I agree that this would parse another.zip, and the original Ordonez file (assuming we trim the trailing tabs).

However, I'm worried that this would not work if the data contained any gaps (NAs). Whenever there is any such gap, two separators will be next to each other, and will be processed as a single separator, causing all subsequent fields to be shifted. For example, consider the following example:

Start time    End time     Activity
02:27:59      10:18:11     Sleeping
10:21:24                   Toileting
10:25:44      10:33:00     Showering

Even without counting the spaces or tabs here, you know just by looking that there are 3 columns here, and that the 2nd row should be read as ("10:21:24", None, "Toileting"). And the reason you know this is that the columns are visually aligned to the same positions. So, a reader ultimately has to implement the same logic: detect if the input consists of vertically aligned columns, and then parse accordingly (which won't even be a csv reader).

pradkrish commented 3 years ago

If we were to remove all the extra tabs for missing values in your example, row0, row1 and row3 will be inferred to contain 3 columns while row2 will have 2 columns.

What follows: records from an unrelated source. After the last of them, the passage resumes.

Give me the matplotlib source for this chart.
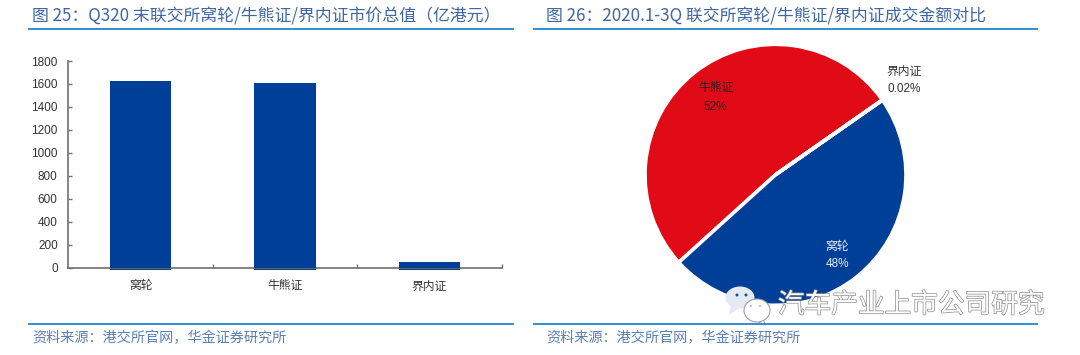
"""Two panels: bar of warrant / CBBC / inline warrant market value, pie of turnover share."""
import matplotlib
matplotlib.use("Agg")
import matplotlib.pyplot as plt
import matplotlib.patheffects as pe
from matplotlib.lines import Line2D
from matplotlib.patches import Ellipse, Polygon

plt.rcParams["font.family"] = ["Liberation Sans", "Noto Sans CJK SC", "DejaVu Sans"]

# --- data ---
BAR_CATEGORIES = ["窝轮", "牛熊证", "界内证"]
BAR_VALUES = [1625, 1612, 47]
BAR_YTICKS = [0, 200, 400, 600, 800, 1000, 1200, 1400, 1600, 1800]

PIE_VALUES = [52, 48, 0.02]
PIE_COLORS = ["#e10a17", "#003f98", "#d0d0d0"]

TITLE_LEFT = "图 25：Q320 末联交所窝轮/牛熊证/界内证市价总值（亿港元）"
TITLE_RIGHT = "图 26：2020.1-3Q 联交所窝轮/牛熊证/界内证成交金额对比"
SOURCE = "资料来源：港交所官网，华金证券研究所"
WATERMARK = "汽车产业上市公司研究"

W, H = 1080, 355
BLUE = "#003f98"
RULE = "#2f8fd0"
TITLE_COLOR = "#3f66a3"
SOURCE_COLOR = "#5a80b5"
CJK = ["Noto Sans CJK SC", "DejaVu Sans"]


def fx(x):
    return x / W


def fy(y):
    return 1 - y / H


def px_axes(fig, left, top, right, bottom):
    return fig.add_axes([fx(left), fy(bottom), (right - left) / W, (bottom - top) / H])


def label(fig, x, y, s, **kw):
    kw.setdefault("ha", "center")
    kw.setdefault("va", "center")
    fig.text(fx(x), fy(y), s, **kw)


fig = plt.figure(figsize=(W / 100, H / 100), dpi=100, facecolor="white")

# header / footer rules and captions
for x0, x1, ttl, tx in [(29, 512.5, TITLE_LEFT, 32), (534, 1037, TITLE_RIGHT, 546)]:
    for yy in (29.3, 324.3):
        fig.add_artist(Line2D([fx(x0), fx(x1)], [fy(yy), fy(yy)], color=RULE, lw=1.4))
    label(fig, tx, 16.5, ttl, ha="left", fontsize=12.15, color=TITLE_COLOR, family=CJK)
    label(fig, tx, 338, SOURCE, ha="left", fontsize=10.2, color=SOURCE_COLOR, family=CJK, style="italic")

# bar panel
ax = px_axes(fig, 68.3, 61, 501.7, 267.7)
xs = range(len(BAR_VALUES))
overhang = 20  # bars poke slightly under the axis in the source
ax.bar(xs, [v + overhang for v in BAR_VALUES], bottom=-overhang, width=0.425, color=BLUE,
       clip_on=False, zorder=2)
ax.hlines([0] * len(BAR_VALUES), [i - 0.2125 for i in xs], [i + 0.2125 for i in xs],
          color="#00306f", lw=1.2, zorder=4)
ax.set_xlim(-0.5, 2.5)
ax.set_ylim(0, 1800)
ax.set_yticks(BAR_YTICKS)
ax.set_xticks([0.5, 1.5, 2.5])
ax.set_xticklabels([])
ax.tick_params(axis="y", direction="in", length=3, width=1, color="#707070", labelsize=8.5,
               labelcolor="#333333", pad=7.6)
ax.tick_params(axis="x", direction="in", length=3, width=1, color="#707070")
for side in ("top", "right"):
    ax.spines[side].set_visible(False)
for side in ("left", "bottom"):
    ax.spines[side].set_color("#707070")
    ax.spines[side].set_linewidth(1.2)
for i, name in enumerate(BAR_CATEGORIES):
    label(fig, 140.5 + 144.5 * i, 286.5, name, fontsize=8.5, color="#333333")

# pie panel
pie_ax = px_axes(fig, 645, 44.3, 906, 305.3)
pie_ax.pie(PIE_VALUES, colors=PIE_COLORS, startangle=35, counterclock=True, radius=1,
           wedgeprops={"edgecolor": "white", "linewidth": 2.6, "clip_on": False})
pie_ax.set_xlim(-1, 1)
pie_ax.set_ylim(-1, 1)
label(fig, 716, 88, "牛熊证", fontsize=8.5, color="#222222")
label(fig, 715, 106.5, "52%", fontsize=8.5, color="#222222")
label(fig, 904, 71.5, "界内证", fontsize=8.5, color="#333333")
label(fig, 904, 89, "0.02%", fontsize=8.5, color="#333333")
label(fig, 837, 247, "窝轮", fontsize=8.5, color="#e8edf5")
label(fig, 837, 264.3, "48%", fontsize=8.5, color="#e8edf5")

# watermark on top of everything
over = fig.add_axes([0, 0, 1, 1], facecolor="none")
over.set_xlim(0, W)
over.set_ylim(H, 0)
over.axis("off")
over.add_patch(Polygon([(731, 304), (729, 315), (741, 307)], fc="#e4e9f2", ec="none"))
over.add_patch(Ellipse((740, 297.5), 29, 22, fc="#e4e9f2", ec="none"))
over.add_patch(Polygon([(762, 318), (766, 325), (756, 321)], fc="white", ec="#999999", lw=0.6))
over.add_patch(Ellipse((757, 310.5), 26, 23, fc="white", ec="#a0a0a0", lw=0.8))
for dx, dy, c, r in [(737, 295, "#1c4f9a", 3), (746, 295, "#1c4f9a", 3),
                     (751, 306, "#c0c0c0", 2.2), (760, 306, "#c0c0c0", 2.2)]:
    over.add_patch(Ellipse((dx, dy), r, r, fc=c, ec="none"))
label(fig, 911, 305, WATERMARK, fontsize=19.2, color="white", family=CJK, zorder=10,
      path_effects=[pe.withStroke(linewidth=1.0, foreground="#8c8c8c")])

fig.savefig("out.png", dpi=100, facecolor="white")
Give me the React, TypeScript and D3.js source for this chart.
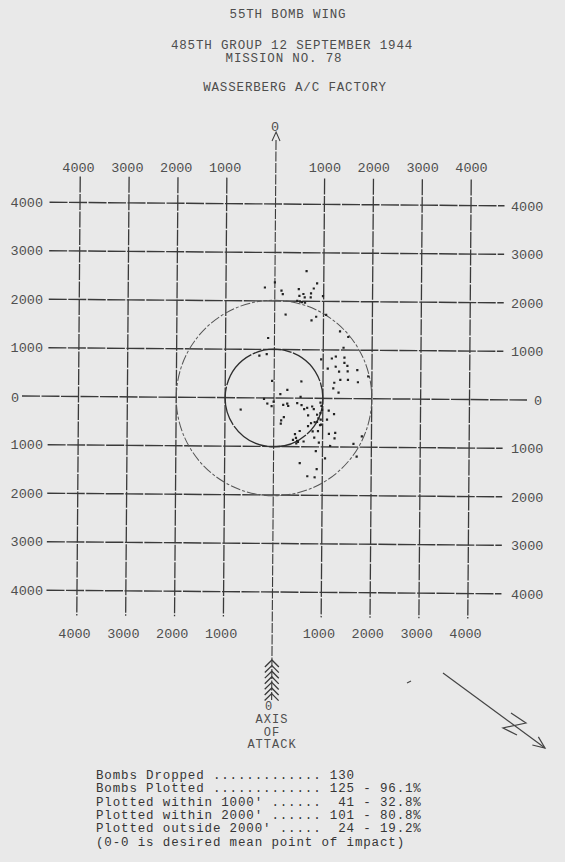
import { scaleLinear } from 'd3';

// typed bombing plot, 55th Bomb Wing
const titleLines = ['55TH BOMB WING', '485TH GROUP 12 SEPTEMBER 1944', 'MISSION NO. 78', 'WASSERBERG A/C FACTORY'];

const gridValues = [-4000, -3000, -2000, -1000, 1000, 2000, 3000, 4000];
const tickLabels = ['4000', '3000', '2000', '1000', '1000', '2000', '3000', '4000'];
const circleRadii = [1000, 2000];

// bomb impacts in feet from aiming point (x right, y up)
const bombs: [number, number][] = [
  [646, 2622], [-204, 2277], [0, 2385], [136, 2216], [163, 2142], [490, 2250], [585, 2149],
  [503, 2108], [612, 2081], [741, 2162], [796, 2264], [864, 2372], [735, 2081], [986, 2108],
  [460, 2007], [520, 1990], [560, 1980], [620, 1970], [224, 1723], [850, 1682], [755, 1608],
  [1054, 1723], [1340, 1385], [1510, 1270], [-129, 1236], [1415, 1047], [-306, 872], [-156, 905],
  [959, 804], [1177, 824], [1258, 865], [1435, 845], [1435, 736], [1095, 615], [1258, 655],
  [1327, 554], [1497, 676], [1503, 561], [1700, 588], [1925, 459], [1354, 385], [1510, 385],
  [1231, 324], [1211, 209], [1320, 122], [1714, 338], [-41, 351], [558, 345], [272, 169],
  [129, 81], [544, 27], [-204, -20], [-136, -115], [-48, -169], [-7, -74], [190, -142],
  [272, -115], [292, -162], [476, -101], [565, -142], [619, -223], [680, -196], [782, -169],
  [816, -223], [952, -88], [973, -155], [986, -236], [1122, -250], [1231, -324], [1088, -439],
  [884, -338], [912, -412], [837, -493], [762, -514], [701, -574], [884, -486], [946, -554],
  [701, -351], [796, -682], [905, -676], [966, -540], [959, -439], [952, -304], [204, -392],
  [150, -459], [143, -527], [-680, -243], [531, -676], [435, -743], [456, -818], [497, -899],
  [463, -932], [612, -892], [830, -811], [925, -912], [1129, -730], [1258, -709], [1245, -824],
  [1156, -980], [1633, -932], [1803, -777], [1700, -1196], [864, -1088], [1054, -1236],
  [537, -1338], [884, -1459], [694, -1608], [843, -1628], [395, -860], [480, -880],
];

const statLines = [
  "Bombs Dropped ............. 130",
  "Bombs Plotted ............. 125 - 96.1%",
  "Plotted within 1000' ......  41 - 32.8%",
  "Plotted within 2000' ...... 101 - 80.8%",
  "Plotted outside 2000' .....  24 - 19.2%",
  "(0-0 is desired mean point of impact)",
];

const attackLabel = ['AXIS', 'OF', 'ATTACK'];
const featherSteps = [0, 1, 2, 3, 4, 5, 6];

const W = 565;
const H = 862;
const FONT = "'Liberation Mono', 'DejaVu Sans Mono', monospace";
const INK = '#3a3a3a';

export default function App() {
  const x = scaleLinear().domain([-4000, 4000]).range([78.5, 469.5]);
  const y = scaleLinear().domain([-4000, 4000]).range([592, 204]);
  const cx = x(0);
  const cy = y(0);
  const unit = x(1000) - x(0);

  const gridLeft = 48;
  const gridRight = 503;
  const gridTop = 178;
  const gridBottom = 617;

  const tip = { x: 545, y: 748 };
  const tail = { x: 443, y: 673 };
  const ang = Math.atan2(tip.y - tail.y, tip.x - tail.x);
  const head = (d: number) =>
    `${tip.x - 13 * Math.cos(ang + d)},${tip.y - 13 * Math.sin(ang + d)}`;

  return (
    <div style={{ position: 'fixed', left: 0, top: 0 }}>
      <svg width={W} height={H} style={{ display: 'block', background: '#e9e9e9' }}>
        <g fontFamily={FONT} fill="#4d4d4d" fontSize={12.5} letterSpacing={0.85} textAnchor="middle">
          <text x={288} y={18}>{titleLines[0]}</text>
          <text x={292} y={49}>{titleLines[1]}</text>
          <text x={284} y={62}>{titleLines[2]}</text>
          <text x={295} y={91}>{titleLines[3]}</text>
        </g>

        <g transform={`rotate(0.45, ${cx}, ${cy})`} stroke={INK} fill="none">
          {gridValues.map((v) => (
            <line key={`h${v}`} x1={gridLeft} x2={gridRight} y1={y(v)} y2={y(v)} strokeWidth={1.4} strokeDasharray="18 1.5" />
          ))}
          {gridValues.map((v) => (
            <line key={`v${v}`} x1={x(v)} x2={x(v)} y1={gridTop} y2={gridBottom} strokeWidth={1.3} strokeDasharray="16 1.5" />
          ))}
          <line x1={22} x2={527} y1={cy} y2={cy} strokeWidth={1.4} strokeDasharray="18 1.5" />
          <line x1={cx} x2={cx} y1={140} y2={700} strokeWidth={1.1} strokeDasharray="10 1.5" />
          <path d={`M${cx - 4},${141} L${cx},${132} L${cx + 4},${141}`} strokeWidth={1} />

          <circle cx={cx} cy={cy} r={circleRadii[1] / 1000 * unit} stroke="#555" strokeWidth={1} strokeDasharray="10 2 3 2" />
          <circle cx={cx} cy={cy} r={circleRadii[0] / 1000 * unit} stroke="#2e2e2e" strokeWidth={1.3} strokeDasharray="40 1.5" />

          {featherSteps.map((i) => {
            const fy = 660 + i * 5.6;
            return <path key={i} d={`M${cx - 7},${fy + 7} L${cx},${fy} L${cx + 7},${fy + 7}`} strokeWidth={1.3} />;
          })}

          {bombs.map(([bx, by], i) => (
            <rect key={i} x={x(bx) - 1.1} y={y(by) - 1.1} width={2.2} height={2.2} fill="#222" stroke="none" />
          ))}
        </g>

        <g fontFamily={FONT} fill="#4f4f4f" fontSize={13.5}>
          {tickLabels.map((t, i) => (
            <text key={`t${i}`} x={x(gridValues[i]) + (i < 4 ? 0 : 2)} y={172} textAnchor="middle">{t}</text>
          ))}
          {tickLabels.map((t, i) => (
            <text key={`b${i}`} x={x(gridValues[i]) - 4} y={638} textAnchor="middle">{t}</text>
          ))}
          {[...gridValues].reverse().map((v, i) => (
            <text key={`l${i}`} x={43} y={y(v) + 4 - 1.2} textAnchor="end">{String(Math.abs(v))}</text>
          ))}
          {[...gridValues].reverse().map((v, i) => (
            <text key={`r${i}`} x={511} y={y(v) + 4 + 2.5}>{String(Math.abs(v))}</text>
          ))}
          <text x={11} y={cy + 4}>0</text>
          <text x={534} y={cy + 7}>0</text>
          <text x={275} y={131} textAnchor="middle">0</text>
        </g>

        <g fontFamily={FONT} fill="#4f4f4f" fontSize={12} letterSpacing={1} textAnchor="middle">
          <text x={269} y={710}>0</text>
          {attackLabel.map((t, i) => (
            <text key={t} x={272} y={723 + i * 12.5}>{t}</text>
          ))}
        </g>

        <g stroke="#444" fill="none" strokeWidth={1.2}>
          <line x1={tail.x} y1={tail.y} x2={tip.x} y2={tip.y} />
          <polyline points={`${head(0.4)} ${tip.x},${tip.y} ${head(-0.4)}`} />
          <polyline points="511,713 526,723 503,728 517,735" />
          <line x1={407} y1={683} x2={411} y2={681} />
        </g>

        <g fontFamily={FONT} fill="#363636" fontSize={12.5} letterSpacing={0.85}>
          {statLines.map((s, i) => (
            <text key={i} x={96} y={779 + i * 13.3} style={{ whiteSpace: 'pre' }}>{s}</text>
          ))}
        </g>
      </svg>
    </div>
  );
}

Since the values don't match, according to my logic, we will fall back to the current way of arranging. It's only when the number of inferred columns for all rows match, we go with the new method. I don't see why it doesn't work. :thinking:

st-pasha commented 3 years ago

Yes, but the current way of arranging will also fail because there are multiple tabs/spaces between the values there. So the dataset will fail to parse, even though it looks perfectly "normal" to human eye.